## TASK TO COMPLETE
From the first line of the data below through the line holding "ColumnDataSource(dict(x=regions, top=rates, color=bar_colors))", output each line exactly and leave the pictures out.

--- Start of RECORDED DATA ---

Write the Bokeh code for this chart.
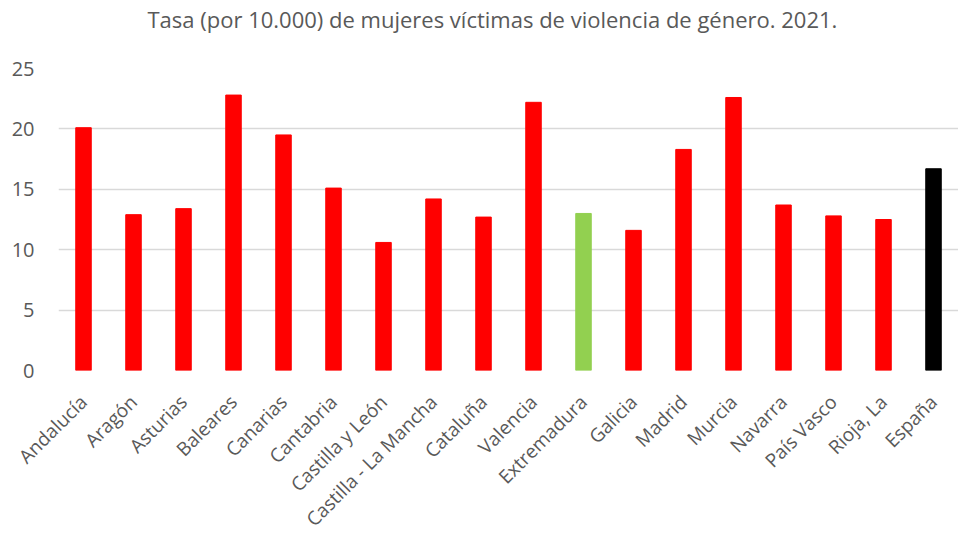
import math
from bokeh.plotting import figure
from bokeh.models import ColumnDataSource, FactorRange, Title
from bokeh.embed import file_html
from bokeh.resources import INLINE

title_text = "Tasa (por 10.000) de mujeres víctimas de violencia de género. 2021."
regions = ["Andalucía", "Aragón", "Asturias", "Baleares", "Canarias", "Cantabria",
           "Castilla y León", "Castilla - La Mancha", "Cataluña", "Valencia",
           "Extremadura", "Galicia", "Madrid", "Murcia", "Navarra", "País Vasco",
           "Rioja, La", "España"]
rates = [20.1, 12.9, 13.4, 22.8, 19.5, 15.1, 10.6, 14.2, 12.7, 22.2,
         13.0, 11.6, 18.3, 22.6, 13.7, 12.8, 12.5, 16.7]
bar_colors = ["#FF0000"] * 10 + ["#92D050"] + ["#FF0000"] * 6 + ["#000000"]
y_ticks = [0, 5, 10, 15, 20, 25]

FONT = "Open Sans"
GREY = "#595959"

src = ColumnDataSource(dict(x=regions, top=rates, color=bar_colors))

p = figure(x_range=FactorRange(*regions, range_padding=0), y_range=(0, 25),
           frame_width=900, frame_height=302,
           output_backend="svg", toolbar_location=None,
           min_border_left=58, min_border_right=0, min_border_top=68,
           min_border_bottom=0, outline_line_color=None)

p.vbar(x="x", top="top", width=0.31, color="color", source=src)

p.title.text = title_text
p.title.align = "left"
p.title.offset = 89
p.title.text_font = FONT
p.title.text_font_size = "22px"
p.title.text_font_style = "normal"
p.title.text_color = GREY
p.title.standoff = 0

spacer = Title(text=" ", text_font=FONT, text_font_size="24px", standoff=0)
p.add_layout(spacer, "above")

p.xgrid.grid_line_color = None
p.ygrid.grid_line_color = "#D9D9D9"
p.ygrid.grid_line_width = 1.5
p.yaxis.ticker = y_ticks

for ax in (p.xaxis, p.yaxis):
    ax.axis_line_color = None
    ax.major_tick_line_color = None
    ax.minor_tick_line_color = None
    ax.major_label_text_font = FONT
    ax.major_label_text_color = GREY

p.yaxis.major_label_text_font_size = "20px"
p.xaxis.major_label_text_font_size = "19px"
p.yaxis.major_label_standoff = 18
p.xaxis.major_label_orientation = math.pi / 4
p.xaxis.major_label_standoff = 22

open("out.html", "w").write(file_html(p, INLINE))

--- End of RECORDED DATA ---

## TASK SOLUTION
Write the Bokeh code for this chart.
import math
from bokeh.plotting import figure
from bokeh.models import ColumnDataSource, FactorRange, Title
from bokeh.embed import file_html
from bokeh.resources import INLINE

title_text = "Tasa (por 10.000) de mujeres víctimas de violencia de género. 2021."
regions = ["Andalucía", "Aragón", "Asturias", "Baleares", "Canarias", "Cantabria",
           "Castilla y León", "Castilla - La Mancha", "Cataluña", "Valencia",
           "Extremadura", "Galicia", "Madrid", "Murcia", "Navarra", "País Vasco",
           "Rioja, La", "España"]
rates = [20.1, 12.9, 13.4, 22.8, 19.5, 15.1, 10.6, 14.2, 12.7, 22.2,
         13.0, 11.6, 18.3, 22.6, 13.7, 12.8, 12.5, 16.7]
bar_colors = ["#FF0000"] * 10 + ["#92D050"] + ["#FF0000"] * 6 + ["#000000"]
y_ticks = [0, 5, 10, 15, 20, 25]

FONT = "Open Sans"
GREY = "#595959"

src = ColumnDataSource(dict(x=regions, top=rates, color=bar_colors))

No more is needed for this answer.